Here’s a bit of background on how Bergler sees the changing face of evangelicalism:
‘Cause when you can get Craig Ferguson and Jonah Goldberg on the same page, you have literally just “crossed the streams” and lived to tell the tale.
Both men (one a Scottish liberal comedian; the other an American conservative syndicated columnist/author) are scarily in synch with this, and they have a point: young folks, by virtue of their youth, don’t know much. They certainly don’t know as much as they WILL later on, when they have more life experience. So why do we give youth so much credence?
“It is a simple fact of science that nothing correlates more with ignorance and stupidity more than youth,” the National Review Online editor said in an interview. “We’re all born idiots, and we only get over that condition as we get less young.”
So why all the focus on the youth vote and “millennials” in politics? Goldberg says young people having so much influence in a society is unhealthy.
My view is, they’re going to run the country some day, so we should really explain why they’re so frickin’ stupid about so many things,” he said.
“The fact that young people think socialism is better than capitalism … that’s something that conservatives have to work hard to beat out of them, either literally or figurative, as far as I’m concerned,” he joked.
I doubt very much that these guys compared notes on this. So is this theory, which they each arrived at independently, correct?
With apologies to the non-aged folks reading this: of courseit is.
Lord knows that I was cocky when I was in my teens and 20′s, but there’s no question I was comparatively dumb back then. That’s not to say I’m Mensa material now, just that my opinions and decisions are better informed now than they were then.
The youth today are being feted by advertisers, polls, politicians and schools in ways that have never happened previously, and it’s true that you won’t go to your average septuagenarian if you want help fixing your Xbox. But life is more than Twitter skills or the having the most friends on Facebook. Life is hard, and making proper decisions makes life easier and infinitely more rewarding.
I had a conversation with a youth minister a couple of weeks back on the challenges of kids today, and we agreed on one thing: too many families today are focused on the self-esteem of kids, and not focused enough on the actual life lessons that are needed to turn them into functional, mature adults. We do a disservice, a crime, really, to our kids when we don’t force them to comprehend how little they actually know, and instill in them both humility and the desire/necessity to learn, forever.
I know that my wife and I are certainly trying to give these lessons to our boys. We’re not trying to crush their spirits or hurt their feelings; we’re trying to prepare them for a successful and productive life. My guess is that your average Occupy member has self-esteem scores that are off the charts, but how realistic is their worldview when they demand that their college loans be expunged?

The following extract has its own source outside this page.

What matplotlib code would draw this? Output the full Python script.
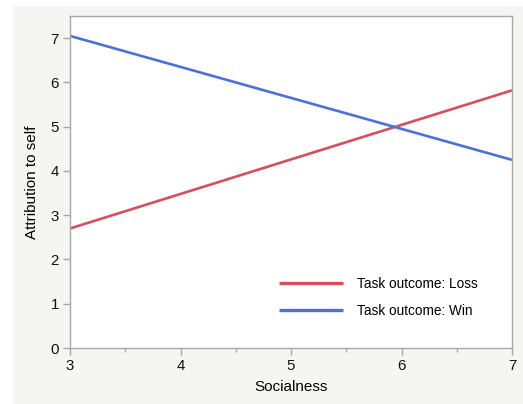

This is changing. Slowly, to be sure, but changing just the same. There is a coming wave of what can only be viewed as counter-culture parents; parents that recognize that kids are kids and they need to fail, to fall down and learn from it. Children are not the pinnacle of human achievement: they’re just the latest model of an ever-changing product line. We need to stop accidentally raising more members of Generation Cupcake™, else we guarantee our country’s demise.
Ferguson and Goldberg each figured this out, and I’ll wager they couldn’t agree on the time of day.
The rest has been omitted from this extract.